* [EXERCISE DETAILS]: Copy word for word the lines in the records below, starting at the line with "Clone this chart in seaborn and matplotlib." and ending at the line with "4.50, 4.80]". Skip the pictures.

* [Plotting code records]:
## Start
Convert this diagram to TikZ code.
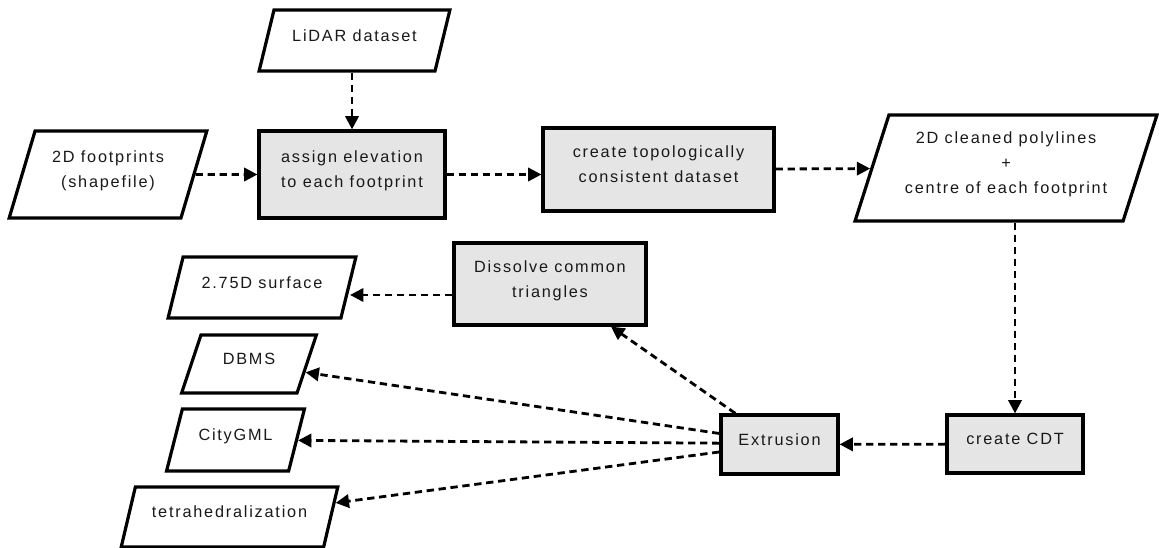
\documentclass[tikz,border=0pt]{standalone}
\usepackage{fontspec}
\setmainfont{Liberation Sans}[LetterSpace=11]
\usepackage{tikz}
\usetikzlibrary{shapes.geometric, arrows.meta}
\newcommand{\boxtext}[1]{\raisebox{3.2pt}[\height][\depth]{\begin{tabular}{@{}c@{}}#1\end{tabular}}}

\begin{document}
\begin{tikzpicture}[x=0.75pt, y=-0.75pt, every node/.style={font=\fontsize{12.2pt}{18.75pt}\selectfont, text=black!90}, proc/.style={rectangle, draw, fill=black!10, line width=2.4pt}, io/.style={trapezium, trapezium left angle=70, trapezium right angle=110, trapezium stretches=true, draw, fill=white, line width=2.4pt}, d/.style={-{Triangle[length=10pt, width=10pt]}, line width=2.1pt, dash pattern=on 5.5pt off 3.5pt}]
            \useasboundingbox (0,0) rectangle (1159,548);
            % nodes
            \node[io, minimum width=143.25pt, minimum height=45.75pt] (lidar) at (354.5,40.5) {\boxtext{LiDAR dataset}};
            \node[io, minimum width=148.5pt, minimum height=65.25pt] (foot) at (108,174.5) {\boxtext{2D footprints\\(shapefile)}};
            \node[proc, minimum width=139.5pt, minimum height=65.25pt] (assign) at (352,174.5) {\boxtext{assign elevation\\to each footprint}};
            \node[proc, minimum width=173.25pt, minimum height=62.25pt] (topo) at (658.5,169.5) {\boxtext{create topologically\\consistent dataset}};
            \node[io, minimum width=226.5pt, minimum height=79.5pt] (poly) at (1006,168) {\boxtext{2D cleaned polylines\\+\\centre of each footprint}};
            \node[proc, minimum width=144pt, minimum height=61.5pt] (dissolve) at (550,284) {\boxtext{Dissolve common\\triangles}};
            \node[io, minimum width=141pt, minimum height=45.75pt] (surf) at (262,287.5) {\boxtext{2.75D surface}};
            \node[io, minimum width=101.25pt, minimum height=43.5pt] (dbms) at (249,364) {\boxtext{DBMS}};
            \node[io, minimum width=104.25pt, minimum height=46.5pt] (city) at (235.5,440) {\boxtext{CityGML}};
            \node[io, minimum width=162.75pt, minimum height=45pt] (tetra) at (229.5,517) {\boxtext{tetrahedralization}};
            \node[proc, minimum width=87.75pt, minimum height=44.25pt] (extr) at (779.5,444.5) {\boxtext{Extrusion}};
            \node[proc, minimum width=102pt, minimum height=43.5pt] (cdt) at (1015,444) {\boxtext{create CDT}};
            % edges
            \draw[d] (foot) -- (assign);
            \draw[d] (assign.north |- lidar.south) -- (assign.north);
            \draw[d] (assign.east) -- (assign.east -| topo.west);
            \draw[d] (topo) -- (poly);
            \draw[d] (cdt.north |- poly.south) -- (cdt.north);
            \draw[d] (cdt) -- (extr);
            \draw[d] ([xshift=12pt]extr.north west) -- (dissolve);
            \draw[d] ([yshift=-8.25pt]dissolve.west) -- ([yshift=-8.25pt]dissolve.west -| surf.east);
            \draw[d] ([yshift=8.25pt]extr.west) -- (dbms);
            \draw[d] ([yshift=1pt]extr.west) -- (city);
            \draw[d] ([yshift=-5.6pt]extr.west) -- (tetra);
        \end{tikzpicture}
\end{document}
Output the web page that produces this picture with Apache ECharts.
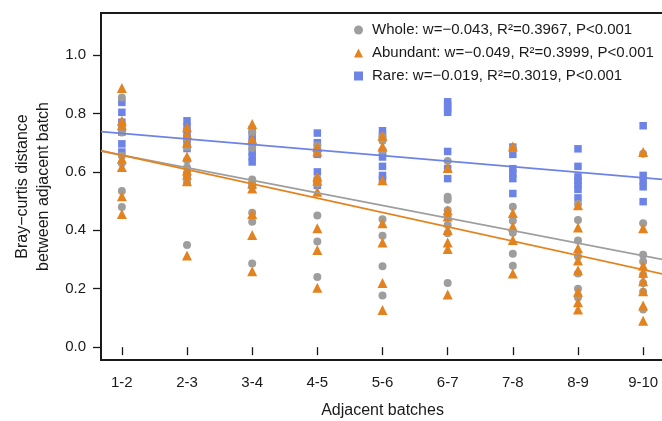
<!DOCTYPE html>
<html>
<head>
<meta charset="utf-8">
<script src="https://cdn.jsdelivr.net/npm/echarts@6/dist/echarts.min.js"></script>
<style>
  html, body { margin: 0; padding: 0; background: #fff; }
  #chart { width: 662px; height: 421px; }
</style>
</head>
<body>
<div id="chart"></div>
<script>
// Adjacent batch pairs along the x axis
const categories = ['1-2', '2-3', '3-4', '4-5', '5-6', '6-7', '7-8', '8-9', '9-10'];

// Bray-Curtis distances per batch pair, one inner list per category
const wholeValues = [
  [0.855, 0.76, 0.735, 0.655, 0.63, 0.535, 0.48],
  [0.715, 0.685, 0.64, 0.615, 0.595, 0.565, 0.35],
  [0.736, 0.682, 0.574, 0.56, 0.46, 0.429, 0.286],
  [0.69, 0.675, 0.574, 0.56, 0.451, 0.362, 0.24],
  [0.72, 0.707, 0.673, 0.438, 0.381, 0.277, 0.177],
  [0.637, 0.515, 0.505, 0.469, 0.447, 0.418, 0.39, 0.22],
  [0.681, 0.481, 0.433, 0.392, 0.32, 0.279],
  [0.49, 0.435, 0.365, 0.31, 0.252, 0.2, 0.17],
  [0.662, 0.424, 0.316, 0.293, 0.248, 0.22, 0.19, 0.129]
];
const abundantValues = [
  [0.887, 0.775, 0.76, 0.645, 0.617, 0.517, 0.456],
  [0.753, 0.73, 0.70, 0.653, 0.605, 0.59, 0.568, 0.314],
  [0.764, 0.713, 0.56, 0.543, 0.456, 0.384, 0.26],
  [0.685, 0.67, 0.583, 0.57, 0.532, 0.407, 0.333, 0.203],
  [0.724, 0.687, 0.571, 0.424, 0.358, 0.22, 0.127],
  [0.613, 0.469, 0.447, 0.401, 0.358, 0.336, 0.18],
  [0.687, 0.459, 0.413, 0.367, 0.252],
  [0.486, 0.41, 0.339, 0.297, 0.263, 0.19, 0.154, 0.129],
  [0.668, 0.407, 0.279, 0.255, 0.226, 0.191, 0.143, 0.09]
];
const rareValues = [
  [0.838, 0.804, 0.77, 0.75, 0.736, 0.696, 0.668],
  [0.775, 0.755, 0.735, 0.715, 0.695, 0.68, 0.59],
  [0.745, 0.72, 0.70, 0.67, 0.651, 0.634, 0.554],
  [0.733, 0.70, 0.673, 0.66, 0.60, 0.571, 0.554],
  [0.741, 0.72, 0.668, 0.651, 0.619, 0.588, 0.575],
  [0.84, 0.828, 0.816, 0.804, 0.67, 0.611, 0.577],
  [0.685, 0.66, 0.611, 0.594, 0.577, 0.526],
  [0.679, 0.619, 0.583, 0.57, 0.555, 0.54, 0.511],
  [0.758, 0.588, 0.57, 0.549, 0.498]
];

// Linear fits: slope w per batch step, intercept at x = 0
const fitSlopes = [-0.043, -0.049, -0.019];
const fitIntercepts = [0.700, 0.706, 0.751];

const legendLabels = [
  'Whole: w=\u22120.043, R\u00b2=0.3967, P<0.001',
  'Abundant: w=\u22120.049, R\u00b2=0.3999, P<0.001',
  'Rare: w=\u22120.019, R\u00b2=0.3019, P<0.001'
];
const yTicks = [0, 0.2, 0.4, 0.6, 0.8, 1.0];

const colors = ['#9e9e9e', '#e3831f', '#6e83e6'];
const symbols = ['circle', 'triangle', 'rect'];
const symbolSizes = [8, 10, 7.5];
const xMin = 0.68, xMax = 9.32;
const fontFamily = '"Liberation Sans", Arial, Helvetica, sans-serif';

function toPoints(cols) {
  const pts = [];
  cols.forEach((vals, i) => vals.forEach(v => pts.push([i + 1, v])));
  return pts;
}

const groups = [wholeValues, abundantValues, rareValues];
const drawOrder = [2, 0, 1];

const scatterSeries = drawOrder.map((g, k) => ({
  name: legendLabels[g],
  type: 'scatter',
  data: toPoints(groups[g]),
  symbol: symbols[g],
  symbolSize: symbolSizes[g],
  itemStyle: { color: colors[g], opacity: 1 },
  z: 2 + k,
  emphasis: { disabled: true }
}));

const lineSeries = [2, 0, 1].map(g => ({
  type: 'line',
  data: [xMin, xMax].map(x => [x, fitIntercepts[g] + fitSlopes[g] * x]),
  symbol: 'none',
  lineStyle: { color: colors[g], width: 1.8 },
  z: 6,
  silent: true
}));

const chart = echarts.init(document.getElementById('chart'), null, { renderer: 'canvas' });
chart.setOption({
  animation: false,
  backgroundColor: '#ffffff',
  textStyle: { fontFamily: fontFamily },
  grid: {
    left: 101, top: 13, bottom: 61, right: -2,
    outerBoundsMode: 'none',
    containLabel: false,
    show: true, borderColor: '#1a1a1a', borderWidth: 2, backgroundColor: 'transparent'
  },
  legend: {
    orient: 'vertical',
    left: 349, top: 17,
    itemWidth: 9, itemHeight: 9, itemGap: 7,
    data: legendLabels.map((n, i) => ({ name: n, icon: symbols[i], itemStyle: { color: colors[i] } })),
    textStyle: { fontSize: 15, color: '#1a1a1a', fontFamily: fontFamily, lineHeight: 16, padding: [0, 0, 0, 4] },
    selectedMode: false
  },
  xAxis: {
    type: 'value',
    min: xMin, max: xMax,
    name: 'Adjacent batches',
    nameLocation: 'middle',
    nameGap: 43,
    nameTextStyle: { fontSize: 16, color: '#1a1a1a', fontFamily: fontFamily },
    axisLine: { show: false },
    axisTick: { show: true, length: 8, customValues: categories.map((c, i) => i + 1), lineStyle: { color: '#1a1a1a', width: 1.3 } },
    axisLabel: {
      customValues: categories.map((c, i) => i + 1),
      formatter: v => categories[Math.round(v) - 1],
      fontSize: 15, color: '#1a1a1a', margin: 15, fontFamily: fontFamily
    },
    splitLine: { show: false }
  },
  yAxis: {
    type: 'value',
    min: -0.044, max: 1.144,
    name: 'Bray\u2212curtis distance\nbetween adjacent batch',
    nameLocation: 'middle',
    nameRotate: 90,
    nameGap: 47,
    nameTextStyle: { fontSize: 16, color: '#1a1a1a', lineHeight: 21, fontFamily: fontFamily, align: 'center' },
    axisLine: { show: false },
    axisTick: { show: true, length: 8, customValues: yTicks, lineStyle: { color: '#1a1a1a', width: 1.3 } },
    axisLabel: {
      customValues: yTicks,
      formatter: v => v.toFixed(1),
      fontSize: 15, color: '#1a1a1a', margin: 15, fontFamily: fontFamily
    },
    splitLine: { show: false }
  },
  series: scatterSeries.concat(lineSeries)
});
</script>
</body>
</html>
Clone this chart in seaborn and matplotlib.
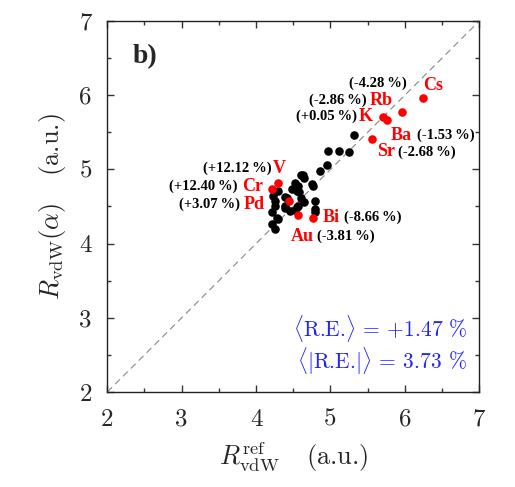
import numpy as np
import pandas as pd
import matplotlib
matplotlib.use("Agg")
import matplotlib.pyplot as plt
import seaborn as sns

# black points (reference vs. computed R_vdW, a.u.)
black_x = [5.31, 4.97, 5.12, 5.25, 4.86, 4.95, 4.63, 4.61, 4.65, 4.76, 4.52, 4.48,
           4.58, 4.39, 4.65, 4.79, 4.79, 4.79, 4.23, 4.26, 4.21, 4.39, 4.46, 4.55,
           4.30, 4.21, 4.25, 4.57, 4.55, 4.30, 4.41, 4.61, 4.25, 4.39, 4.52, 4.28,
           4.57, 4.75]
black_y = [5.46, 5.25, 5.25, 5.24, 4.98, 5.06, 4.92, 4.92, 4.89, 4.78, 4.81, 4.74,
           4.69, 4.63, 4.56, 4.58, 4.46, 4.42, 4.64, 4.57, 4.42, 4.48, 4.44, 4.49,
           4.33, 4.26, 4.19, 4.77, 4.71, 4.71, 4.61, 4.61, 4.50, 4.50, 4.45, 4.34,
           4.50, 4.80]

# highlighted elements
elements = ["Cs", "Rb", "K", "Ba", "Sr", "V", "Cr", "Pd", "Au", "Bi"]
red_x = [6.24, 5.96, 5.70, 5.76, 5.56, 4.29, 4.21, 4.44, 4.56, 4.76]
red_y = [5.96, 5.78, 5.71, 5.67, 5.41, 4.81, 4.73, 4.57, 4.38, 4.35]
rel_err = ["(-4.28\u2009%)", "(-2.86\u2009%)", "(+0.05\u2009%)", "(-1.53\u2009%)", "(-2.68\u2009%)",
           "(+12.12\u2009%)", "(+12.40\u2009%)", "(+3.07\u2009%)", "(-3.81\u2009%)", "(-8.66\u2009%)"]

# summary statistics
mean_re = "+1.47"
mean_abs_re = "3.73"

# label placement: (name offset, name ha, pct offset, pct ha) in pixels
label_pos = {
    "Cs": ((0, 13), "left", (-16, 15), "right"),
    "Rb": ((-9, 11), "right", (-35, 11), "right"),
    "K": ((-10, 0), "right", (-26, 0), "right"),
    "Ba": ((4, -16), "left", (30, -16), "left"),
    "Sr": ((5, -13), "left", (26, -13), "left"),
    "V": ((-5, 15), "left", (-6, 15), "right"),
    "Cr": ((-9, 3), "right", (-34, 3), "right"),
    "Pd": ((-24, -3), "right", (-49, -3), "right"),
    "Au": ((-7, -21), "left", (19, -21), "left"),
    "Bi": ((10, 0), "left", (31, 0), "left"),
}

sns.set_style("ticks")
plt.rcParams["mathtext.fontset"] = "cm"

df_black = pd.DataFrame({"x": black_x, "y": black_y})
df_red = pd.DataFrame({"x": red_x, "y": red_y, "el": elements})

fig = plt.figure(figsize=(5.15, 4.87), dpi=100)
ax = fig.add_axes([0.2083, 0.1951, 0.7223, 0.7618])

ax.plot([2, 7], [2, 7], ls=(0, (6, 4)), color="#888888", lw=0.8, zorder=1)
sns.scatterplot(data=df_black, x="x", y="y", color="black", s=38, linewidth=0, ax=ax, zorder=3)
sns.scatterplot(data=df_red, x="x", y="y", color="#ff0000", s=38, linewidth=0, ax=ax, zorder=4)

serif = ["Liberation Serif", "DejaVu Serif"]
for el, x, y, pct in zip(elements, red_x, red_y, rel_err):
    (nd, nha, pd_, pha) = label_pos[el]
    ax.annotate(el, (x, y), xytext=nd, textcoords="offset pixels", ha=nha, va="center",
                color="red", fontsize=13, fontweight="bold", family=serif)
    ax.annotate(pct, (x, y), xytext=pd_, textcoords="offset pixels", ha=pha, va="center",
                color="black", fontsize=10.5, fontweight="bold", family=serif)

ax.text(0.067, 0.905, "b)", transform=ax.transAxes, fontsize=20, fontweight="bold",
        family=serif, va="center", ha="left")
stats_txt = (r"$\langle$R.E.$\rangle$ = " + mean_re + " %\n"
             + r"$\langle|$R.E.$|\rangle$ = " + mean_abs_re + " % ")
ax.text(0.97, 0.127, stats_txt, transform=ax.transAxes, color="#2222ff", fontsize=15.5,
        ha="right", va="center", multialignment="right", linespacing=1.05, family="cmr10")

ax.set_xlim(2, 7)
ax.set_ylim(2, 7)
ax.set_xticks([2, 3, 4, 5, 6, 7])
ax.set_yticks([2, 3, 4, 5, 6, 7])
ax.set_xticks(np.arange(2.5, 7, 1), minor=True)
ax.set_yticks(np.arange(2.5, 7, 1), minor=True)
ax.tick_params(which="both", direction="in", top=True, right=True, width=1, color="#333333")
ax.tick_params(which="major", length=5, labelsize=18)
ax.tick_params(axis="x", which="major", pad=12)
ax.tick_params(axis="y", which="major", pad=11)
ax.tick_params(which="minor", length=3)
for lab in ax.get_xticklabels() + ax.get_yticklabels():
    lab.set_family("cmr10")
for sp in ax.spines.values():
    sp.set_linewidth(1.0)
    sp.set_color("#222222")

ax.set_xlabel(r"$R^{\rm ref}_{\rm vdW}$   (a.u.)", fontsize=19, labelpad=6, family="cmr10")
ax.set_ylabel(r"$R_{\rm vdW}(\alpha)$   (a.u.)", fontsize=19, labelpad=8, family="cmr10")

fig.savefig("out.png", dpi=100)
## End
* [TASK SOLUTION]:
Clone this chart in seaborn and matplotlib.
import numpy as np
import pandas as pd
import matplotlib
matplotlib.use("Agg")
import matplotlib.pyplot as plt
import seaborn as sns

# black points (reference vs. computed R_vdW, a.u.)
black_x = [5.31, 4.97, 5.12, 5.25, 4.86, 4.95, 4.63, 4.61, 4.65, 4.76, 4.52, 4.48,
           4.58, 4.39, 4.65, 4.79, 4.79, 4.79, 4.23, 4.26, 4.21, 4.39, 4.46, 4.55,
           4.30, 4.21, 4.25, 4.57, 4.55, 4.30, 4.41, 4.61, 4.25, 4.39, 4.52, 4.28,
           4.57, 4.75]
black_y = [5.46, 5.25, 5.25, 5.24, 4.98, 5.06, 4.92, 4.92, 4.89, 4.78, 4.81, 4.74,
           4.69, 4.63, 4.56, 4.58, 4.46, 4.42, 4.64, 4.57, 4.42, 4.48, 4.44, 4.49,
           4.33, 4.26, 4.19, 4.77, 4.71, 4.71, 4.61, 4.61, 4.50, 4.50, 4.45, 4.34,
           4.50, 4.80]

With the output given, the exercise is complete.